The retail sector continues its leadership position, delivering total returns of 9.2 per cent driven by capital growth of 3.0 per cent alongside income returns of 6.0 per cent. This performance contrasts sharply with late 2023 when most retail categories remained in negative territory. Sub-regional centres lead the sector at 10.9 per cent total returns with capital growth of 3.9 per cent, while regional centres recorded 10.5 per cent returns. Even super regional and major regional centres achieved 8.5 per cent, suggesting larger format retail is stabilising after adjustment. Neighbourhood centres posted 8.5 per cent total returns with capital growth of 2.7 per cent, demonstrating the strength of convenience-focused retail. The consistency of performance across all retail subcategories indicates the sector's structural recovery is broad-based rather than concentrated in specific property types.
Industrial assets recorded total returns of 8.6 per cent, with capital growth strengthening to 4.1 per cent alongside income returns of 4.3 per cent. While this represents a moderation from the sector's exceptional 2020-2022 performance, the sustained positive capital movement confirms industrial's structural advantages remain intact. Distribution facilities and warehouse assets both delivered returns above 8.4 per cent, maintaining the sector's reputation for balanced total return strategies.
Geographic variations within industrial reveal where the strongest capital growth is occurring. Queensland industrial led with total returns of 10.8 per cent and capital growth of 5.7 per cent, driven by population influx and expanding logistics requirements. New South Wales industrial recorded total returns of 9.7 per cent with capital growth of 5.6 per cent. Western Australia industrial posted exceptional returns of 10.0 per cent with capital growth of 4.2 per cent, reflecting resource sector strength and supply constraints that continue to attract east coast investors seeking compelling risk-adjusted returns.

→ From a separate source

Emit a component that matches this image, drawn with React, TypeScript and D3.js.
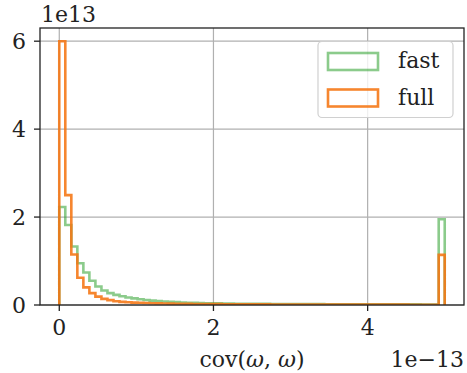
import React from "react";
import * as d3 from "d3";

// Histogram of cov(ω, ω) for the two estimators, counts in units of 1e13
const binLo = 0;
const binHi = 5; // in units of 1e-13
const fullCounts = [
  6.0, 2.5, 1.15, 0.62, 0.4, 0.27, 0.19, 0.14, 0.11, 0.085, 0.07, 0.062, 0.055, 0.05, 0.045, 0.04,
  0.037, 0.034, 0.031, 0.029, 0.027, 0.025, 0.024, 0.022, 0.021, 0.02, 0.019, 0.018, 0.017, 0.017, 0.016, 0.015,
  0.015, 0.014, 0.014, 0.013, 0.013, 0.012, 0.012, 0.012, 0.011, 0.011, 0.011, 0.01, 0.01, 0.01, 0.01, 0.009,
  0.009, 0.009, 0.009, 0.009, 0.008, 0.008, 0.008, 0.008, 0.008, 0.008, 0.007, 0.007, 0.007, 0.007, 0.007, 1.14,
];
const fastCounts = [
  2.23, 1.82, 1.33, 0.95, 0.74, 0.55, 0.42, 0.33, 0.27, 0.23, 0.2, 0.17, 0.15, 0.13, 0.115, 0.1,
  0.09, 0.08, 0.072, 0.065, 0.058, 0.052, 0.048, 0.044, 0.041, 0.038, 0.036, 0.034, 0.032, 0.03, 0.029, 0.028,
  0.027, 0.026, 0.025, 0.024, 0.023, 0.022, 0.022, 0.021, 0.02, 0.02, 0.019, 0.019, 0.018, 0.018, 0.017, 0.017,
  0.017, 0.016, 0.016, 0.016, 0.015, 0.015, 0.015, 0.015, 0.014, 0.014, 0.014, 0.014, 0.013, 0.013, 0.013, 1.95,
];
const xTicks = [0, 2, 4];
const yTicks = [0, 2, 4, 6];
const seriesNames = ["fast", "full"];
const seriesColors = ["#2ca02c", "#f57512"];
const seriesAlpha = [0.55, 0.88];

const W = 467;
const H = 373;
const left = 40;
const right = 464;
const top = 28;
const bottom = 305;
const FONT = "'DejaVu Serif', serif";
const FS = 22;

export default function App() {
  const x = d3.scaleLinear().domain([-0.25, 5.25]).range([left, right]);
  const y = d3.scaleLinear().domain([0, 6.3]).range([bottom, top]);

  const stepPath = (counts: number[]) => {
    const n = counts.length;
    const w = (binHi - binLo) / n;
    const pts: [number, number][] = [[binLo, 0]];
    counts.forEach((c, i) => {
      pts.push([binLo + i * w, c]);
      pts.push([binLo + (i + 1) * w, c]);
    });
    pts.push([binHi, 0]);
    return d3.line<[number, number]>().x((d) => x(d[0])).y((d) => y(d[1]))(pts) || "";
  };

  const series = [fastCounts, fullCounts];

  return (
    <svg
      width={W}
      height={H}
      style={{ position: "absolute", left: 0, top: 0, background: "#fff" }}
      fontFamily={FONT}
    >
      <defs>
        <clipPath id="plotArea">
          <rect x={left} y={top} width={right - left} height={bottom - top} />
        </clipPath>
      </defs>
      {/* grid */}
      <g stroke="#b0b0b0" strokeWidth={1.2}>
        {xTicks.map((t) => (
          <line key={"gx" + t} x1={x(t)} x2={x(t)} y1={top} y2={bottom} />
        ))}
        {yTicks.map((t) => (
          <line key={"gy" + t} x1={left} x2={right} y1={y(t)} y2={y(t)} />
        ))}
      </g>
      {/* histograms */}
      <g clipPath="url(#plotArea)">
        {series.map((s, i) => (
          <path
            key={seriesNames[i]}
            d={stepPath(s)}
            fill="none"
            stroke={seriesColors[i]}
            strokeOpacity={seriesAlpha[i]}
            strokeWidth={2.6}
            strokeLinejoin="miter"
          />
        ))}
      </g>
      {/* spines */}
      <rect x={left} y={top} width={right - left} height={bottom - top} fill="none" stroke="#222" strokeWidth={1.3} />
      {/* ticks */}
      <g stroke="#222" strokeWidth={1.3}>
        {xTicks.map((t) => (
          <line key={"tx" + t} x1={x(t)} x2={x(t)} y1={bottom} y2={bottom + 6} />
        ))}
        {yTicks.map((t) => (
          <line key={"ty" + t} x1={left - 6} x2={left} y1={y(t)} y2={y(t)} />
        ))}
      </g>
      <g fontSize={FS} fill="#222">
        {xTicks.map((t) => (
          <text key={"lx" + t} x={x(t)} y={335} textAnchor="middle">
            {t}
          </text>
        ))}
        {yTicks.map((t) => (
          <text key={"ly" + t} x={left - 14} y={y(t)} dy="0.36em" textAnchor="end">
            {t}
          </text>
        ))}
        <text x={left + 1} y={22}>1e13</text>
        <text x={right} y={367} textAnchor="end">1e−13</text>
        <text x={(left + right) / 2} y={367} textAnchor="middle">
          cov(<tspan fontStyle="italic">ω</tspan>, <tspan fontStyle="italic">ω</tspan>)
        </text>
      </g>
      {/* legend */}
      <g>
        <rect x={318} y={41.5} width={135} height={76} rx={4} fill="#fff" fillOpacity={0.8} stroke="#d0d0d0" strokeWidth={1.2} />
        {seriesNames.map((name, i) => (
          <g key={"lg" + name}>
            <rect
              x={328}
              y={53 + i * 36.5}
              width={50}
              height={17}
              fill="none"
              stroke={seriesColors[i]}
              strokeOpacity={seriesAlpha[i]}
              strokeWidth={2.6}
            />
            <text x={398} y={68 + i * 36.5} fontSize={FS} fill="#222">
              {name}
            </text>
          </g>
        ))}
      </g>
    </svg>
  );
}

Office markets remain under pressure from structural challenges, though notable regional variations reveal how fundamentals are driving dramatically different outcomes. Total returns reached 5.9 per cent, supported by steady income returns of 5.5 per cent, but capital growth remained subdued at just 0.4 per cent nationally. Brisbane CBD office delivered the strongest performance with total returns of 10.6 per cent, driven by capital growth of 4.4 per cent. The combination of vacancy below 11 per cent, pre-committed Olympic infrastructure activity, and limited new supply continues to support valuations in the Queensland capital. Sydney CBD recorded respectable total returns of 7.7 per cent with capital growth returning to positive territory at 2.4 per cent, suggesting premium assets in supply-constrained markets are finding value support.
Melbourne CBD office remains the notable underperformer with total returns of just 3.8 per cent and capital growth declining by 1.6 per cent. The combination of elevated vacancy rates of 19 per cent, significant new supply in the pipeline, and persistent hybrid work adoption continues to pressure valuations. Melbourne represents the clearest example of how vacancy and oversupply dynamics directly impact capital values. Perth CBD continues its steady recovery with total returns of 2.9 per cent, though capital values declined 2.3 per cent. The city's construction activity is likely to now stall and gradual improvement in leasing fundamentals position it well for future capital appreciation as the cycle matures.

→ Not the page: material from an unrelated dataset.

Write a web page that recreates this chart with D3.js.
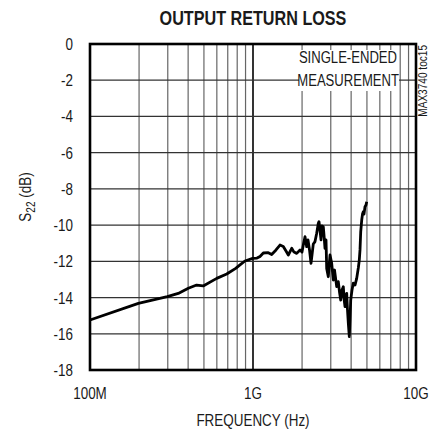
<!DOCTYPE html>
<html>
<head>
<meta charset="utf-8">
<script src="https://cdn.jsdelivr.net/npm/d3@7"></script>
<style>
  body { margin: 0; background: #fff; }
  text { font-family: "Liberation Sans", Arial, sans-serif; fill: #1a1a1a; }
</style>
</head>
<body>
<script>
var width = 430
var height = 431
var svgContainer;
var squeeze = 0.84;   // Helvetica Narrow look-alike

// frequency (GHz) and S22 (dB)
var freqGHz = [0.100, 0.198, 0.298, 0.348, 0.401, 0.451, 0.495, 0.599, 0.690, 0.783,
               0.832, 0.893, 0.995, 1.058, 1.104, 1.157, 1.241, 1.302, 1.384, 1.464,
               1.534, 1.594, 1.647, 1.728, 1.784, 1.854, 1.943, 1.998, 2.035, 2.085,
               2.135, 2.175, 2.222, 2.269, 2.301, 2.344, 2.401, 2.459, 2.516, 2.541,
               2.576, 2.614, 2.651, 2.700, 2.735, 2.765, 2.805, 2.832, 2.897, 2.968,
               3.039, 3.109, 3.162, 3.262, 3.337, 3.394, 3.452, 3.516, 3.581, 3.627,
               3.668, 3.720, 3.757, 3.800, 3.844, 3.898, 3.937, 3.976, 4.049, 4.124,
               4.225, 4.327, 4.426, 4.489, 4.534, 4.579, 4.645, 4.697, 4.750, 4.797,
               4.865, 4.935, 4.983];
var s22dB = [-15.24, -14.32, -13.95, -13.77, -13.49, -13.31, -13.36, -12.94, -12.70, -12.39,
             -12.20, -11.98, -11.84, -11.82, -11.73, -11.54, -11.52, -11.62, -11.37, -11.10,
             -11.18, -11.43, -11.65, -11.28, -11.49, -11.56, -11.37, -11.49, -11.10, -10.64,
             -11.19, -10.82, -11.37, -12.11, -11.65, -11.04, -10.91, -10.45, -9.90, -9.81,
             -10.27, -10.82, -10.05, -10.09, -10.71, -11.28, -10.82, -12.39, -12.85, -11.65,
             -12.11, -13.03, -12.48, -13.40, -13.12, -13.69, -14.14, -13.58, -13.40, -14.14,
             -14.50, -13.86, -13.77, -14.69, -15.42, -16.16, -15.24, -14.14, -13.58, -13.21,
             -13.31, -12.94, -12.37, -11.93, -11.37, -10.38, -9.72, -9.39, -9.26, -9.39,
             -8.98, -8.89, -8.71];

var yTicks = [0, -2, -4, -6, -8, -10, -12, -14, -16, -18];
var xTickValues = [0.1, 1, 10];
var xTickLabels = ["100M", "1G", "10G"];

svgContainer = d3.select("body").append("svg")
                 .attr("width", width)
                 .attr("height", height);

var x = d3.scaleLog().domain([0.1, 10]).range([90, 416]);
var y = d3.scaleLinear().domain([0, -18]).range([44, 370]);

// narrow text: squeeze horizontally around the anchor point
var addText = function(px, py, str, size, anchor, rot, sq){
    return svgContainer.append("text")
        .attr("transform", "translate(" + px + "," + py + ")" + (rot ? " rotate(" + rot + ")" : "") + " scale(" + (sq || squeeze) + ",1)")
        .attr("text-anchor", anchor)
        .style("font-size", size + "px")
        .text(str);
}

// grid
svgContainer.append("g").selectAll("line")
    .data(x.ticks())
    .enter().append("line")
    .attr("x1", function(d){ return x(d); })
    .attr("x2", function(d){ return x(d); })
    .attr("y1", y(0))
    .attr("y2", y(-18))
    .style("stroke", function(d){ return Math.abs(d - 1) < 1e-9 ? "#000" : "#666"; })
    .style("stroke-width", function(d){ return Math.abs(d - 1) < 1e-9 ? 1.6 : 1.2; });

svgContainer.append("g").selectAll("line")
    .data(yTicks)
    .enter().append("line")
    .attr("x1", x(0.1))
    .attr("x2", x(10))
    .attr("y1", function(d){ return y(d); })
    .attr("y2", function(d){ return y(d); })
    .style("stroke", "#333")
    .style("stroke-width", 1.2);

// annotation box
svgContainer.append("rect")
    .attr("x", 299).attr("y", 50)
    .attr("width", 100).attr("height", 41)
    .style("fill", "#fff");
addText(397, 63, "SINGLE-ENDED", 17, "end", 0, 0.77);
addText(399, 86, "MEASUREMENT", 17, "end", 0, 0.77);

// trace
var line = d3.line()
    .x(function(d, i){ return x(freqGHz[i]); })
    .y(function(d){ return y(d); });
svgContainer.append("path")
    .datum(s22dB)
    .attr("d", line)
    .style("fill", "none")
    .style("stroke", "#000")
    .style("stroke-width", 2.8)
    .style("stroke-linejoin", "round");

// frame
svgContainer.append("rect")
    .attr("x", x(0.1)).attr("y", y(0))
    .attr("width", x(10) - x(0.1))
    .attr("height", y(-18) - y(0))
    .style("fill", "none")
    .style("stroke", "#000")
    .style("stroke-width", 2.6);

// axis labels
yTicks.forEach(function(d){
    addText(73, y(d) + 6, d, 16, "end");
});
xTickValues.forEach(function(d, i){
    addText(x(d), 399, xTickLabels[i], 16, "middle");
});

addText(253, 426, "FREQUENCY (Hz)", 16, "middle");

var yl = addText(31, 197, "", 16, "middle", -90);
yl.append("tspan").text("S");
yl.append("tspan").attr("dy", 4).style("font-size", "12px").text("22");
yl.append("tspan").attr("dy", -4).text(" (dB)");

addText(253, 25, "OUTPUT RETURN LOSS", 21, "middle", 0, 0.77)
    .style("font-weight", "bold");

addText(427, 45, "MAX3740 toc15", 12, "end", -90);
</script>
</body>
</html>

Western Australia's performance across asset classes reveals the impact of relative affordability and economic confidence on commercial property. WA retail delivered total returns of 10.2 per cent with capital growth of 3.2 per cent, matching NSW's performance despite lower absolute pricing. This reflects growing investor recognition that WA markets offer compelling risk-adjusted returns. The state's combination of resource sector strength, controlled supply pipelines, and improving population growth creates conditions that support both rental and capital appreciation.
Premium CBD office has narrowed capital decline to just 0.4 per cent with total returns of 6.0 per cent, suggesting these assets are approaching value stabilisation. Premium Sydney CBD office achieved 8.8 per cent total returns with capital growth of 3.7 per cent, while Premium Brisbane CBD office posted 10.6 per cent returns with 4.4 per cent capital growth. Grade A CBD office recorded 5.9 per cent total returns with capital growth of just 0.3 per cent, indicating the quality gap matters significantly in current market conditions.

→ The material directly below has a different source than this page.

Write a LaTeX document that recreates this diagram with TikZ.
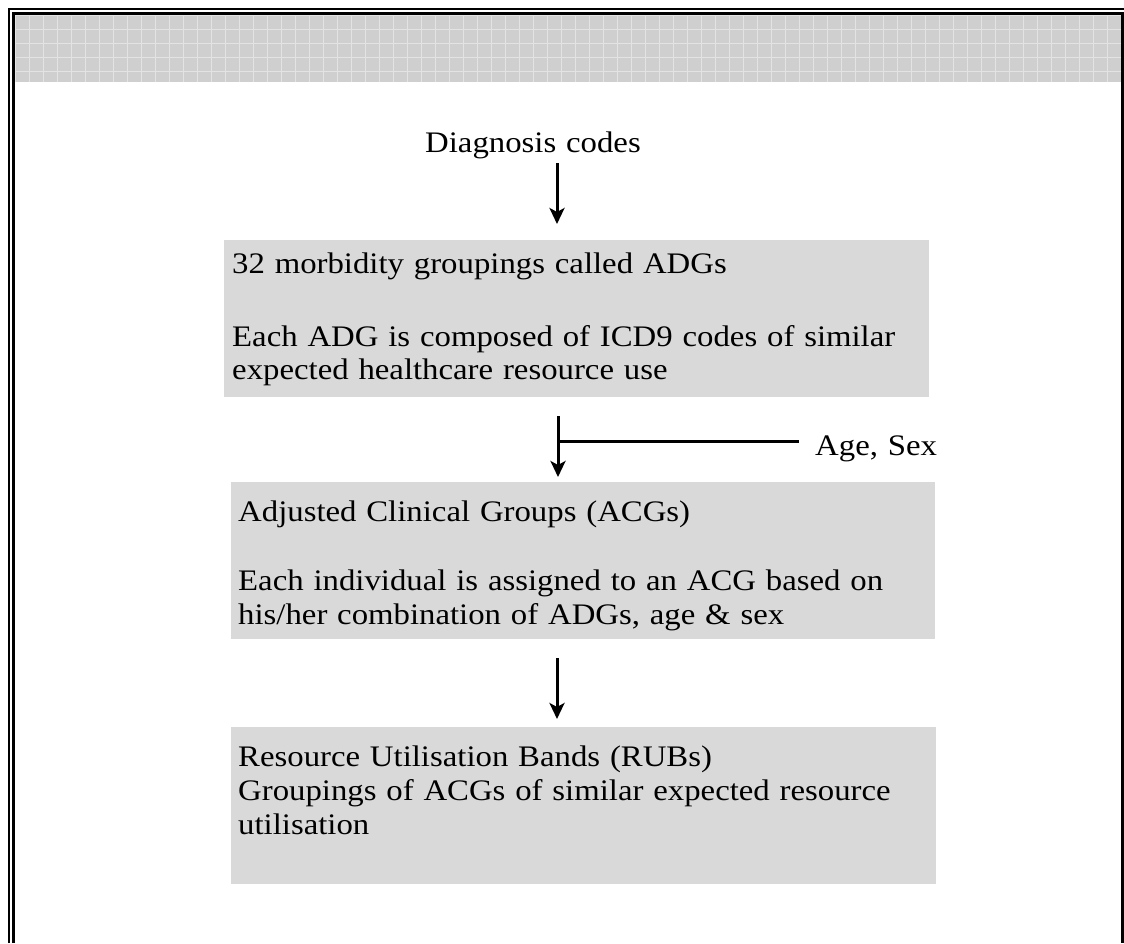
\documentclass[tikz,border=0pt]{standalone}
\usepackage{fontspec}
\setmainfont[FakeStretch=1.1,WordSpace=1.2]{Liberation Serif}
\usetikzlibrary{arrows.meta}
\begin{document}
\begin{tikzpicture}[x=1pt,y=-1pt,
  box/.style={draw=none, fill=gray!30, inner sep=0pt, outer sep=0pt, anchor=north west},
  txt/.style={font=\fontsize{29.8}{34}\selectfont, inner sep=0pt, anchor=base west},
  arr/.style={line width=3pt, -{Stealth[length=16pt,width=15pt,inset=4pt]}},
  rule/.style={line width=3pt}]
\useasboundingbox (0,0) rectangle (1124,943);
\fill[white] (0,0) rectangle (1124,943);
% header band
\fill[gray!38] (15,15) rectangle (1121,82);
\draw[gray!22, line width=0.8pt, step=14pt, shift={(15pt,-15pt)}] (0,0) grid (1106,67);
% frame
\draw[line width=2pt] (9,943) -- (9,9) -- (1124,9);
\draw[line width=3.2pt] (13.5,943) -- (13.5,13.5) -- (1122.5,13.5) -- (1122.5,943);
% boxes
\node[box, minimum width=705pt, minimum height=157pt] (b1) at (224,240) {};
\node[box, minimum width=704pt, minimum height=157pt] (b2) at (231,482) {};
\node[box, minimum width=705pt, minimum height=157pt] (b3) at (231,727) {};
% texts
\node[txt] (diag) at (425,152) {Diagnosis codes};
\node[txt] (b1l1) at (232,273) {32 morbidity groupings called ADGs};
\node[txt] (b1l2) at (232,346) {Each ADG is composed of ICD9 codes of similar};
\node[txt] (b1l3) at (232,379) {expected healthcare resource use};
\node[txt] (age) at (815,455) {Age, Sex};
\node[txt] (b2l1) at (238,521) {Adjusted Clinical Groups (ACGs)};
\node[txt] (b2l2) at (238,590) {Each individual is assigned to an ACG based on};
\node[txt] (b2l3) at (238,624) {his/her combination of ADGs, age \& sex};
\node[txt] (b3l1) at (238,766) {Resource Utilisation Bands (RUBs)};
\node[txt] (b3l2) at (238,800) {Groupings of ACGs of similar expected resource};
\node[txt] (b3l3) at (238,834) {utilisation};
% connectors
\coordinate (a1s) at (557,163);
\coordinate (a1e) at (557,224);
\coordinate (a2s) at (558,416);
\coordinate (a2e) at (558,477);
\coordinate (a2j) at (558,441);
\coordinate (agee) at (799,441);
\coordinate (a3s) at (557,658);
\coordinate (a3e) at (557,719);
\draw[arr] (a1s) -- (a1e);
\draw[arr] (a2s) -- (a2e);
\draw[rule] (agee) -- (a2j);
\draw[arr] (a3s) -- (a3e);
\end{tikzpicture}
\end{document}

The return to positive capital growth validates strategic positioning many investors adopted during the downturn. Those who acquired quality assets at expanded cap rates are now seeing both strong income yields and emerging capital growth, delivering the total return equation that makes commercial property compelling. However, capital growth isn't returning uniformly across all assets. The data clearly demonstrates quality and positioning matter more than ever, with premium assets in strong sectors achieving meaningful capital appreciation while secondary assets in challenged sectors continue facing value pressure.
The December 2025 data represents more than incremental improvement, it marks the transition from yield adjustment to capital growth. However, upward inflationary pressures on interest rates seen in 2026 may put a dampener on urgency in the marketplace. Despite this, capitalisation rates are likely to remain in their holding pattern, suggesting the return of capital growth reflects genuine improvement in asset fundamentals rather than yield compression alone. For investors seeking to position portfolios for the next growth phase, understanding which specific markets and property types are leading capital growth will be critical to generating superior returns.